Objective: Gather the lines below that include the string "this", copying each in full.

===== Given material =====

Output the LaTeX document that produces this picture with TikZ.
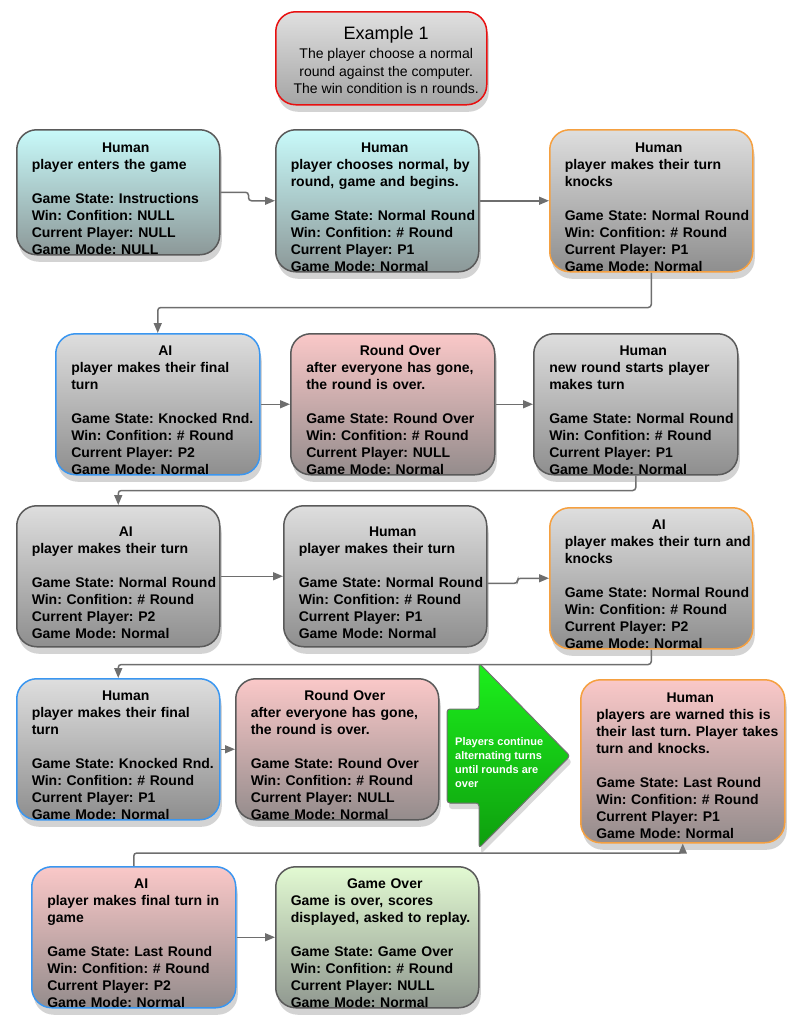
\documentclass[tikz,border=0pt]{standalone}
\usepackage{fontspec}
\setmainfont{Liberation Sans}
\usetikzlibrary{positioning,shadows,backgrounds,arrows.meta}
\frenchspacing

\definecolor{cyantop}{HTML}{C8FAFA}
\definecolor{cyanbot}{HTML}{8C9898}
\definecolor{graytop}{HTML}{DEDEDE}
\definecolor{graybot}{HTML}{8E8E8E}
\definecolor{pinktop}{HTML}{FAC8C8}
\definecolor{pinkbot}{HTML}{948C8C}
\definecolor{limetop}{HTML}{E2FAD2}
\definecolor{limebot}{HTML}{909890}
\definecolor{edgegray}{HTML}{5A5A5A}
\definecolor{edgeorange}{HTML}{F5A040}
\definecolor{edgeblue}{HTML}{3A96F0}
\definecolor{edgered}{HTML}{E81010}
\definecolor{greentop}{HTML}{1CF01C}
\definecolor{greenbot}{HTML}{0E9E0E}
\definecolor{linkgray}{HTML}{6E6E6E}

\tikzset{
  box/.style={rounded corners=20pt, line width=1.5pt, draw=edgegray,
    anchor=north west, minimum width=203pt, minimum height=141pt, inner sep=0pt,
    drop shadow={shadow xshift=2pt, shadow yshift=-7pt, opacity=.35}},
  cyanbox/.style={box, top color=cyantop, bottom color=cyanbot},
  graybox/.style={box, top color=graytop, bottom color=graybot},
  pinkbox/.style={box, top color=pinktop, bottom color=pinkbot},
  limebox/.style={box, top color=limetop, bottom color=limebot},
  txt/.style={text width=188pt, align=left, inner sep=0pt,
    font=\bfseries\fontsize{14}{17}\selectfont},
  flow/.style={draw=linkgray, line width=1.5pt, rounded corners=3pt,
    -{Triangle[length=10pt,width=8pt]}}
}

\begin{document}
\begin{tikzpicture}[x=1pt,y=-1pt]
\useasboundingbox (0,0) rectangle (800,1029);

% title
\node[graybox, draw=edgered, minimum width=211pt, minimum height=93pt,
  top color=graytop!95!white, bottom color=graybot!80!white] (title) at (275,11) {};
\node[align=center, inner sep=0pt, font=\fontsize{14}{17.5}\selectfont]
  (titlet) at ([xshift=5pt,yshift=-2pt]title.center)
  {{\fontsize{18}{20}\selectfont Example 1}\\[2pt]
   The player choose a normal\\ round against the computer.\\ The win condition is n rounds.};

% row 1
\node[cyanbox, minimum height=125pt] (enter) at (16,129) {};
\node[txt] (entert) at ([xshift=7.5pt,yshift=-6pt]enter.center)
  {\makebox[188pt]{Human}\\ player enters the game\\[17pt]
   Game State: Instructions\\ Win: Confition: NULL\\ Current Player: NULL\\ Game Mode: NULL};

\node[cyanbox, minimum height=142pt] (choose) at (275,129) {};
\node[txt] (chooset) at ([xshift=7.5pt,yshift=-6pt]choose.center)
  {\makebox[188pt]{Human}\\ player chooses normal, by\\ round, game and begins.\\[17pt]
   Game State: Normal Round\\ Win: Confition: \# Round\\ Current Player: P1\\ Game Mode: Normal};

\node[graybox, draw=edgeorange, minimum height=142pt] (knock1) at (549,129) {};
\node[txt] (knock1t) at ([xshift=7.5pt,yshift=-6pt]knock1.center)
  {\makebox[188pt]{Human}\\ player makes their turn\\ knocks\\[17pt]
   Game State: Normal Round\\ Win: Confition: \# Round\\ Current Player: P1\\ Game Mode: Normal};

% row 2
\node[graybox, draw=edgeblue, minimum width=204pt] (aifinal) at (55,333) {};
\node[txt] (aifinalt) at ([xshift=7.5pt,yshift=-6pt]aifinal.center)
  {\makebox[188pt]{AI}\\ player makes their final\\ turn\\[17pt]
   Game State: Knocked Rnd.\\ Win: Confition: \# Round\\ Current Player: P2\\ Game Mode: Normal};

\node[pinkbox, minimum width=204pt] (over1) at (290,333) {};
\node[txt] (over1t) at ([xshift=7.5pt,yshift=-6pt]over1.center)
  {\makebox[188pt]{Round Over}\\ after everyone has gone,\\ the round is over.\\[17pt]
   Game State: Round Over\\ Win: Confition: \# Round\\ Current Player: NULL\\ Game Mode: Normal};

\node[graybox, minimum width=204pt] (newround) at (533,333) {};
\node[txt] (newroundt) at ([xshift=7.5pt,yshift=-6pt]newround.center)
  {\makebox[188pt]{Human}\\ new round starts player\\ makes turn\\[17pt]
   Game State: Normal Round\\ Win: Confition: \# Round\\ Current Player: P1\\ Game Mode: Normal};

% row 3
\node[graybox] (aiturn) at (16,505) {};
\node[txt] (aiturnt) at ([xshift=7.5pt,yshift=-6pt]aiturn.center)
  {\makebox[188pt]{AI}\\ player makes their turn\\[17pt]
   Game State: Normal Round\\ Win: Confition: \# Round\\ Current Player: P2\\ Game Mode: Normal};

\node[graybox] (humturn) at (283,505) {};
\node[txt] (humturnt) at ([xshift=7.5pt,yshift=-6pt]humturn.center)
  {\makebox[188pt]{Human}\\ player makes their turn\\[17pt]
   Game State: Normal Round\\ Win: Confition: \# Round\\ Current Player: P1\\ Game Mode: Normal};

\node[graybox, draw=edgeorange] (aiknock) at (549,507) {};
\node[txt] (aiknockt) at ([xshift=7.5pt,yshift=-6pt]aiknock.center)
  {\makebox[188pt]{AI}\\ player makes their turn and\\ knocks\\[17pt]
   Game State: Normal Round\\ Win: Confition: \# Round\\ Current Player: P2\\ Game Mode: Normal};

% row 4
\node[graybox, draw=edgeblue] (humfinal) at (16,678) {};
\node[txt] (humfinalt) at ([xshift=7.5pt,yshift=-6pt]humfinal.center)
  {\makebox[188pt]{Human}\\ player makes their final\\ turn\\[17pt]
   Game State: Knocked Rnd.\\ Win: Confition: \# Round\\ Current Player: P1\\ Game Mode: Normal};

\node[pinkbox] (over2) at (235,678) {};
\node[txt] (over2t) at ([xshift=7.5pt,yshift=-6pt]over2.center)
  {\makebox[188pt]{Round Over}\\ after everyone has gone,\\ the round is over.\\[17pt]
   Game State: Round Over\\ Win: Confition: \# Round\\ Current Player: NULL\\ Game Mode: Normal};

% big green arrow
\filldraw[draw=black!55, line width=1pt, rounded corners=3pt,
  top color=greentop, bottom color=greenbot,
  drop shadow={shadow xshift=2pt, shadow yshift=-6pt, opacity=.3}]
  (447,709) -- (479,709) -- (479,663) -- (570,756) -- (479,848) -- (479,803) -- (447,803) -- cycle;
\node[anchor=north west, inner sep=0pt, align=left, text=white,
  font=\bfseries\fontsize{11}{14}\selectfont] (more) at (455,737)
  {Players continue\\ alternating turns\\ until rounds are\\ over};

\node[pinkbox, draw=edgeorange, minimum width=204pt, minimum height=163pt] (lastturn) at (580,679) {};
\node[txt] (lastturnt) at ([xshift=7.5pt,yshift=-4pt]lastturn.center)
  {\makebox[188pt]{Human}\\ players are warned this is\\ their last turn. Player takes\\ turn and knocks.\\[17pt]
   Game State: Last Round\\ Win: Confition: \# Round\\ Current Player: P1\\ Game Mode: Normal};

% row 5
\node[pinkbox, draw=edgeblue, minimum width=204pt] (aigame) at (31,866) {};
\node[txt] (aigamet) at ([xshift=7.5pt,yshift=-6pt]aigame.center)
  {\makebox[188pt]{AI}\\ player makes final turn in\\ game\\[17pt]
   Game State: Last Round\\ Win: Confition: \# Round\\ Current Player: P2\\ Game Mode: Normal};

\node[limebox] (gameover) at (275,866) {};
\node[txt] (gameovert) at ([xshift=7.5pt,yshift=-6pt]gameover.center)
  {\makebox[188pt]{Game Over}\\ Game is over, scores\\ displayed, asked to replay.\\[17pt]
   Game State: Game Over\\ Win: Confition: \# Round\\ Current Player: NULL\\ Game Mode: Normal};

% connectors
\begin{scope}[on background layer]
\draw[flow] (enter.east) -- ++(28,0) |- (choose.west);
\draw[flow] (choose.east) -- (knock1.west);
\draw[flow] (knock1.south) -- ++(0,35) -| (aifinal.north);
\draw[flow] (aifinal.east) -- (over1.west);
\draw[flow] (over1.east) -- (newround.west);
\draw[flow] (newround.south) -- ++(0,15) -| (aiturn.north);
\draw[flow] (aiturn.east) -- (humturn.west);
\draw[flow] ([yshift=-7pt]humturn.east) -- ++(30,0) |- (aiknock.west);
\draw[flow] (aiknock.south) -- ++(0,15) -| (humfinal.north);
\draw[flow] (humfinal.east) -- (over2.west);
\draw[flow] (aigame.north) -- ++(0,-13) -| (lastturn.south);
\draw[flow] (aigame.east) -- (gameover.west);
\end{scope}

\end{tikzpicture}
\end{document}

=====

Problem solution:
Output the LaTeX document that produces this picture with TikZ.
  {\makebox[188pt]{Human}\\ players are warned this is\\ their last turn. Player takes\\ turn and knocks.\\[17pt]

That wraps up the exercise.